Für Verwaltungsrechtler interessant war darüber hinaus ein Gesichtspunkt, den das Gericht in der mündlichen Verhandlung thematisierte, der aber, da er für die Entscheidung nicht erheblich ist, in den Entscheidungsgründen nicht oder nur sehr knapp ausgeführt werden wird. Und zwar erhob der Verbandsvorsitzende Christiansen gegen die Wiederaufnahme des Eignungsgebiets Groß Krams Widerspruch. Eine Widerspruchsmöglichkeit steht aber nach den für kommunale Zweckverbände entsprechend anzuwendenden Regelungen (§ 12 Absatz 5 LPlG M-V) nicht dem Vorsitzenden, sondern dem Vorstand zu. Daraus ergibt sich die Frage, wie der Vorstand binnen der dafür geltenden Zwei-Wochen-Frist überhaupt zur Ausübung seines Rechts in der Lage sein soll, da eine Vorstandsversammlung wohl kaum innerhalb der Frist abgehalten werden kann. Im Wege der richterlichen Rechtsfortbildung wären die Vorschriften, so das OVG M-V, daher entweder dahingehend auszulegen, dass nicht die Zwei-Wochen-Frist, sondern eine längere Frist anzuwenden ist oder dass dem Verbandsvorsitzenden das Recht eingeräumt wird, den Widerspruch selbst zu erklären. Bemerkenswert sind beide Lösungsansätze, da sie dem Wortlaut des Gesetzes widersprechen. Darüber hinaus wäre auch die – vom Gericht nicht angeführte – Lösung zweckmäßig, dass der Verbandsvorsitzende den Vorstand zunächst vollmachtlos vertritt und seine zunächst schwebend unwirksame Erklärung genehmigt. Eine Genehmigung hat grundsätzlich Rückwirkung (vgl. § 184 BGB), was allerdings bei fristgebundenen Erklärungen zur Folge hat, dass die Genehmigung nur binnen der Frist erfolgen kann, da anderenfalls der Sinn der Frist unterlaufen würde. Dabei muss der Gesetzgeber sich aber die Frage gefallen lassen, welchen Sinn eine nicht einzuhaltende Frist haben soll.

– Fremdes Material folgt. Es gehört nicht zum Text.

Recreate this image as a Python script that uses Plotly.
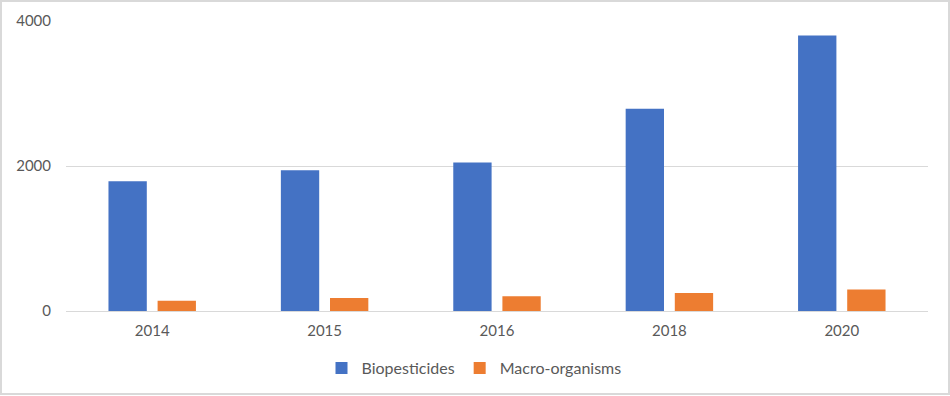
import plotly.graph_objects as go

years = ["2014", "2015", "2016", "2018", "2020"]
biopesticides = [1790, 1940, 2050, 2790, 3800]
macro_organisms = [140, 180, 205, 250, 295]
y_ticks = [0, 2000, 4000]

W, H = 950, 396
L, R, T, B = 66, 22, 21, 85
pw, ph = W - L - R, H - T - B

fig = go.Figure()
fig.add_trace(go.Bar(name="Biopesticides", x=years, y=biopesticides,
                     marker=dict(color="#4472C4", line=dict(width=0))))
fig.add_trace(go.Bar(name="Macro-organisms", x=years, y=macro_organisms,
                     marker=dict(color="#ED7D31", line=dict(width=0))))

font_fam = "Lato, 'Open Sans', sans-serif"
fig.update_layout(
    width=W, height=H,
    margin=dict(l=L, r=R, t=T, b=B, autoexpand=False),
    paper_bgcolor="white", plot_bgcolor="white",
    barmode="group", bargap=0.43, bargroupgap=0.22,
    font=dict(family=font_fam, size=15, color="#595959"),
    showlegend=True,
    legend=dict(orientation="h", xref="paper", yref="paper",
                x=(474 - L) / pw, xanchor="center",
                y=(ph + T - 368) / ph, yanchor="middle",
                font=dict(size=16, color="#595959"),
                itemwidth=30, traceorder="normal"),
    xaxis=dict(showgrid=False, showline=True, linecolor="#d9d9d9", linewidth=1,
               ticks="", ticklabelstandoff=6, tickfont=dict(size=15, color="#595959")),
    yaxis=dict(range=[0, 4000], tickvals=y_ticks, showgrid=True, gridcolor="#d9d9d9",
               gridwidth=1, zeroline=False, showline=False, ticks="",
               ticklabelstandoff=14, tickfont=dict(size=15, color="#595959")),
    shapes=[dict(type="rect", xref="paper", yref="paper",
                 x0=(1 - L) / pw, x1=(949 - L) / pw,
                 y0=(ph + T - 394) / ph, y1=(ph + T - 1) / ph,
                 line=dict(color="#d9d9d9", width=2), fillcolor="rgba(0,0,0,0)",
                 layer="below")],
)

fig.write_html("out.html", config={"displayModeBar": False},
               post_script="document.body.style.margin='0';")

Raumordnungsrecht. Ein Buch mit sieben Siegeln?

Die Entscheidung zeigt einmal mehr, dass das Raumordnungsrecht für viele der beteiligten Akteure offenbar noch immer unsicheres Terrain darstellt. Das überrascht, denn die Entscheidung fördert (bis auf die zuletzt thematisierte Rechtsfrage der faktisch undurchführbaren Widerspruchsberechtigung, auf die es hier nicht ankam) keinerlei Neuigkeiten zu Tage. Konsequenterweise hat das OVG M-V deshalb die Revision nicht zugelassen.

Rechtmittel mit Suspensiveffekt – Nichtzulassungsbeschwerde zum BVerwG

Nun besteht für das im Normenkontrollverfahren unterlegene Land die Möglichkeit, eine Nichtzulassungsbeschwerde zum Bundesverwaltungsgericht zu erheben. Dadurch wird immerhin die Rechtskraft gehemmt und es wird – aus Sicht des Planungsverbands – wertvolle Zeit für Nachbesserungen gewonnen. Bis dahin entfaltet der angegriffene Plan im Bereich der Fläche des herausgenommenen Eignungsgebietes Groß Krams keine Wirkung, was auch bedeutet, dass die Ausschlusswirkung gemäß § 35 Absatz 3 Satz 3 BauGB nicht greift. Faktisch können auf der „Weißfläche“ nun wie in einem Eignungsgebiet Windenergieanlagen errichtet werden. Die Tragweite der Entscheidung geht aber darüber hinaus, denn über diese so genannte inter omnes-Wirkung hinaus zeigt die Entscheidung zahlreiche Mängel auf, die im Rahmen einer Inzidentprüfung zu dem Ergebnis führen, dass das RROP rechtswidrig und damit nicht anzuwenden ist. Eine solche Inzidentprüfung erfolgt stets, wenn eine auf Erteilung einer Genehmigung gerichtete Klage erhoben wird und das Verwaltungsgericht im Rahmen des Verfahrens prüft, ob das Vorhaben zulässig ist. Bei den Genehmigungsbehörden werden Antragsteller aber nicht auf offene Ohren stoßen, da den Behörden grundsätzlich keine Normverwerfungskompetenz zusteht.